— START OF RECORDED INFORMATION —

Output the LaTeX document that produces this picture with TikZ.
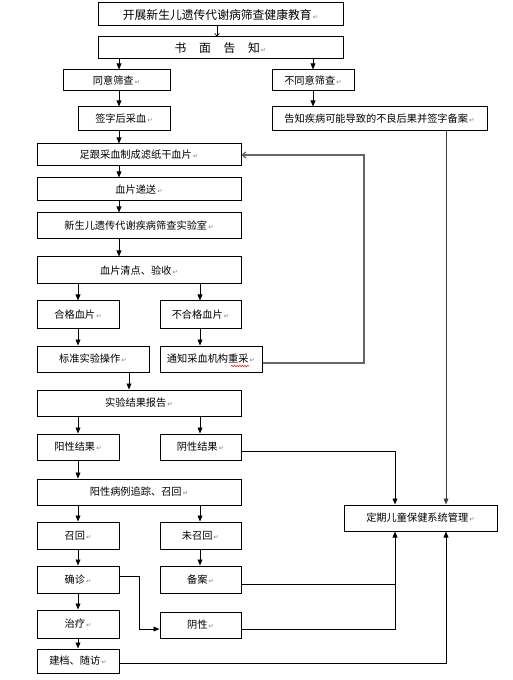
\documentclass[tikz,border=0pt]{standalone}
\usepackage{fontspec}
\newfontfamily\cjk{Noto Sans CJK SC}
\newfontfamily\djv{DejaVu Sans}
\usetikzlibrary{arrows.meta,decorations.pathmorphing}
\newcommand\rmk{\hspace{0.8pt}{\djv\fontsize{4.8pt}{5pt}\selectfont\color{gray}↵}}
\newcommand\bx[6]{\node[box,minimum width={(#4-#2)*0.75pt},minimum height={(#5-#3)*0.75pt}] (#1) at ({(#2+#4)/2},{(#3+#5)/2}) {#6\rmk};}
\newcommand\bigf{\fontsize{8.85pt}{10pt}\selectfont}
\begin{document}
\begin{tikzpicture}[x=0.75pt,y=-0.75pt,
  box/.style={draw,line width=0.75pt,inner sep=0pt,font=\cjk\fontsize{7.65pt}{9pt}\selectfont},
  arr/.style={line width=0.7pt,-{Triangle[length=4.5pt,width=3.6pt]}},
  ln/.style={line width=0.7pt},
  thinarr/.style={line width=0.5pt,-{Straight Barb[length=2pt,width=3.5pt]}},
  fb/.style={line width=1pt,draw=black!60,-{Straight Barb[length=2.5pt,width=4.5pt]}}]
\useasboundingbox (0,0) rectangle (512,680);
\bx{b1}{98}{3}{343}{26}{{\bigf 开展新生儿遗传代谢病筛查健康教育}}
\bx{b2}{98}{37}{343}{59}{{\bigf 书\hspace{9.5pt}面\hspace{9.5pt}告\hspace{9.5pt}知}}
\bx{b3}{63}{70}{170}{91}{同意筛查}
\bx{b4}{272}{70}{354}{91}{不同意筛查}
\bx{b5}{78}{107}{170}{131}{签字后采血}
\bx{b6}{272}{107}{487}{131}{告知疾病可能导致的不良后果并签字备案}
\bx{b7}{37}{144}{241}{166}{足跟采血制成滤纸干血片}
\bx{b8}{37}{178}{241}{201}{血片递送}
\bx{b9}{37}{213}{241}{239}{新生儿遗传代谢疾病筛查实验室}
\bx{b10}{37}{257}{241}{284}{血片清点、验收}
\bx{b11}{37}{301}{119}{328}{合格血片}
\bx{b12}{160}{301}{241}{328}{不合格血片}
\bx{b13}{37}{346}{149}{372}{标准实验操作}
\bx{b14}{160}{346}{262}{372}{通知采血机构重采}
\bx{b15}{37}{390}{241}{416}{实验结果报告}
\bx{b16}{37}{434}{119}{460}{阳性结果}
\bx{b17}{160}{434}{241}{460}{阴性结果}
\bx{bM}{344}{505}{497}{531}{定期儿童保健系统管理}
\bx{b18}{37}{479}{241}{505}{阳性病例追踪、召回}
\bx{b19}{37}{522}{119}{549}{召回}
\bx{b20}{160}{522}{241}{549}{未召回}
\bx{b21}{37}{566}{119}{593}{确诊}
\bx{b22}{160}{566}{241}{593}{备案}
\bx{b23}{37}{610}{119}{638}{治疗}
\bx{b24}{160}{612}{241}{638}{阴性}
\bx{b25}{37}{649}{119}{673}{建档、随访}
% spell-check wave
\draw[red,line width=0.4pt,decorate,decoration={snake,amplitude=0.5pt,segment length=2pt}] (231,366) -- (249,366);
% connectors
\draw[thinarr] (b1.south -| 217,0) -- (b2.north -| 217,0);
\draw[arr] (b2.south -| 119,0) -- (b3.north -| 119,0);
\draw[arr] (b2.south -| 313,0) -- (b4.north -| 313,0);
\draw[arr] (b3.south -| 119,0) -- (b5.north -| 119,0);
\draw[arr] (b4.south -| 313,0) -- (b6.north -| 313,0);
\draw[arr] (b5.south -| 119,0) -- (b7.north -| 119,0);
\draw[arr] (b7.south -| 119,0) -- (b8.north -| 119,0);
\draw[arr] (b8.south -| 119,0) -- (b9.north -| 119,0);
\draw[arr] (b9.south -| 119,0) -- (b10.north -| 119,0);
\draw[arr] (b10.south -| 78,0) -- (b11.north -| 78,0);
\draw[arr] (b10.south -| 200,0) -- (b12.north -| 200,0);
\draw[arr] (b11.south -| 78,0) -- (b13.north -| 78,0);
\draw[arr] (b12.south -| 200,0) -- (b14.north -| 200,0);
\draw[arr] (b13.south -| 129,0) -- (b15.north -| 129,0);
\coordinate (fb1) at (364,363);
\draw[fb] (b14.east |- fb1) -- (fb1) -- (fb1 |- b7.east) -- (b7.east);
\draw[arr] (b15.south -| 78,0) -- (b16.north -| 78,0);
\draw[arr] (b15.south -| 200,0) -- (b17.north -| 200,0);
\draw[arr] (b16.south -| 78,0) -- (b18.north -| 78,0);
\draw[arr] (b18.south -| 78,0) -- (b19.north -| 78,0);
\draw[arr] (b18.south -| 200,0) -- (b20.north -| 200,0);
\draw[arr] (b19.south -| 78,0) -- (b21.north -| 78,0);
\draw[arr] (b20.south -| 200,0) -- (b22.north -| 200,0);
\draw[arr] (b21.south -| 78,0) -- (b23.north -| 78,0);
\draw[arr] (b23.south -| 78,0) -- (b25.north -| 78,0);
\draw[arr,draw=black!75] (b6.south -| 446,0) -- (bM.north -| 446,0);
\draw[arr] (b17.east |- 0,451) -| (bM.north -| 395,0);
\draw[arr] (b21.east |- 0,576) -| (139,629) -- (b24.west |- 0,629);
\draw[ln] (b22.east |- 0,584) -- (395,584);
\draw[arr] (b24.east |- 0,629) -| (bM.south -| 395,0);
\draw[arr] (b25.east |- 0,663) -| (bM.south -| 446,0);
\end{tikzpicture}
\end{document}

— END OF RECORDED INFORMATION —

__DESCRIPTION OF THE TASK__: Pictures are to be left out; repeat all the remaining data exactly.

__FINAL RESULT__:
Output the LaTeX document that produces this picture with TikZ.
\documentclass[tikz,border=0pt]{standalone}
\usepackage{fontspec}
\newfontfamily\cjk{Noto Sans CJK SC}
\newfontfamily\djv{DejaVu Sans}
\usetikzlibrary{arrows.meta,decorations.pathmorphing}
\newcommand\rmk{\hspace{0.8pt}{\djv\fontsize{4.8pt}{5pt}\selectfont\color{gray}↵}}
\newcommand\bx[6]{\node[box,minimum width={(#4-#2)*0.75pt},minimum height={(#5-#3)*0.75pt}] (#1) at ({(#2+#4)/2},{(#3+#5)/2}) {#6\rmk};}
\newcommand\bigf{\fontsize{8.85pt}{10pt}\selectfont}
\begin{document}
\begin{tikzpicture}[x=0.75pt,y=-0.75pt,
  box/.style={draw,line width=0.75pt,inner sep=0pt,font=\cjk\fontsize{7.65pt}{9pt}\selectfont},
  arr/.style={line width=0.7pt,-{Triangle[length=4.5pt,width=3.6pt]}},
  ln/.style={line width=0.7pt},
  thinarr/.style={line width=0.5pt,-{Straight Barb[length=2pt,width=3.5pt]}},
  fb/.style={line width=1pt,draw=black!60,-{Straight Barb[length=2.5pt,width=4.5pt]}}]
\useasboundingbox (0,0) rectangle (512,680);
\bx{b1}{98}{3}{343}{26}{{\bigf 开展新生儿遗传代谢病筛查健康教育}}
\bx{b2}{98}{37}{343}{59}{{\bigf 书\hspace{9.5pt}面\hspace{9.5pt}告\hspace{9.5pt}知}}
\bx{b3}{63}{70}{170}{91}{同意筛查}
\bx{b4}{272}{70}{354}{91}{不同意筛查}
\bx{b5}{78}{107}{170}{131}{签字后采血}
\bx{b6}{272}{107}{487}{131}{告知疾病可能导致的不良后果并签字备案}
\bx{b7}{37}{144}{241}{166}{足跟采血制成滤纸干血片}
\bx{b8}{37}{178}{241}{201}{血片递送}
\bx{b9}{37}{213}{241}{239}{新生儿遗传代谢疾病筛查实验室}
\bx{b10}{37}{257}{241}{284}{血片清点、验收}
\bx{b11}{37}{301}{119}{328}{合格血片}
\bx{b12}{160}{301}{241}{328}{不合格血片}
\bx{b13}{37}{346}{149}{372}{标准实验操作}
\bx{b14}{160}{346}{262}{372}{通知采血机构重采}
\bx{b15}{37}{390}{241}{416}{实验结果报告}
\bx{b16}{37}{434}{119}{460}{阳性结果}
\bx{b17}{160}{434}{241}{460}{阴性结果}
\bx{bM}{344}{505}{497}{531}{定期儿童保健系统管理}
\bx{b18}{37}{479}{241}{505}{阳性病例追踪、召回}
\bx{b19}{37}{522}{119}{549}{召回}
\bx{b20}{160}{522}{241}{549}{未召回}
\bx{b21}{37}{566}{119}{593}{确诊}
\bx{b22}{160}{566}{241}{593}{备案}
\bx{b23}{37}{610}{119}{638}{治疗}
\bx{b24}{160}{612}{241}{638}{阴性}
\bx{b25}{37}{649}{119}{673}{建档、随访}
% spell-check wave
\draw[red,line width=0.4pt,decorate,decoration={snake,amplitude=0.5pt,segment length=2pt}] (231,366) -- (249,366);
% connectors
\draw[thinarr] (b1.south -| 217,0) -- (b2.north -| 217,0);
\draw[arr] (b2.south -| 119,0) -- (b3.north -| 119,0);
\draw[arr] (b2.south -| 313,0) -- (b4.north -| 313,0);
\draw[arr] (b3.south -| 119,0) -- (b5.north -| 119,0);
\draw[arr] (b4.south -| 313,0) -- (b6.north -| 313,0);
\draw[arr] (b5.south -| 119,0) -- (b7.north -| 119,0);
\draw[arr] (b7.south -| 119,0) -- (b8.north -| 119,0);
\draw[arr] (b8.south -| 119,0) -- (b9.north -| 119,0);
\draw[arr] (b9.south -| 119,0) -- (b10.north -| 119,0);
\draw[arr] (b10.south -| 78,0) -- (b11.north -| 78,0);
\draw[arr] (b10.south -| 200,0) -- (b12.north -| 200,0);
\draw[arr] (b11.south -| 78,0) -- (b13.north -| 78,0);
\draw[arr] (b12.south -| 200,0) -- (b14.north -| 200,0);
\draw[arr] (b13.south -| 129,0) -- (b15.north -| 129,0);
\coordinate (fb1) at (364,363);
\draw[fb] (b14.east |- fb1) -- (fb1) -- (fb1 |- b7.east) -- (b7.east);
\draw[arr] (b15.south -| 78,0) -- (b16.north -| 78,0);
\draw[arr] (b15.south -| 200,0) -- (b17.north -| 200,0);
\draw[arr] (b16.south -| 78,0) -- (b18.north -| 78,0);
\draw[arr] (b18.south -| 78,0) -- (b19.north -| 78,0);
\draw[arr] (b18.south -| 200,0) -- (b20.north -| 200,0);
\draw[arr] (b19.south -| 78,0) -- (b21.north -| 78,0);
\draw[arr] (b20.south -| 200,0) -- (b22.north -| 200,0);
\draw[arr] (b21.south -| 78,0) -- (b23.north -| 78,0);
\draw[arr] (b23.south -| 78,0) -- (b25.north -| 78,0);
\draw[arr,draw=black!75] (b6.south -| 446,0) -- (bM.north -| 446,0);
\draw[arr] (b17.east |- 0,451) -| (bM.north -| 395,0);
\draw[arr] (b21.east |- 0,576) -| (139,629) -- (b24.west |- 0,629);
\draw[ln] (b22.east |- 0,584) -- (395,584);
\draw[arr] (b24.east |- 0,629) -| (bM.south -| 395,0);
\draw[arr] (b25.east |- 0,663) -| (bM.south -| 446,0);
\end{tikzpicture}
\end{document}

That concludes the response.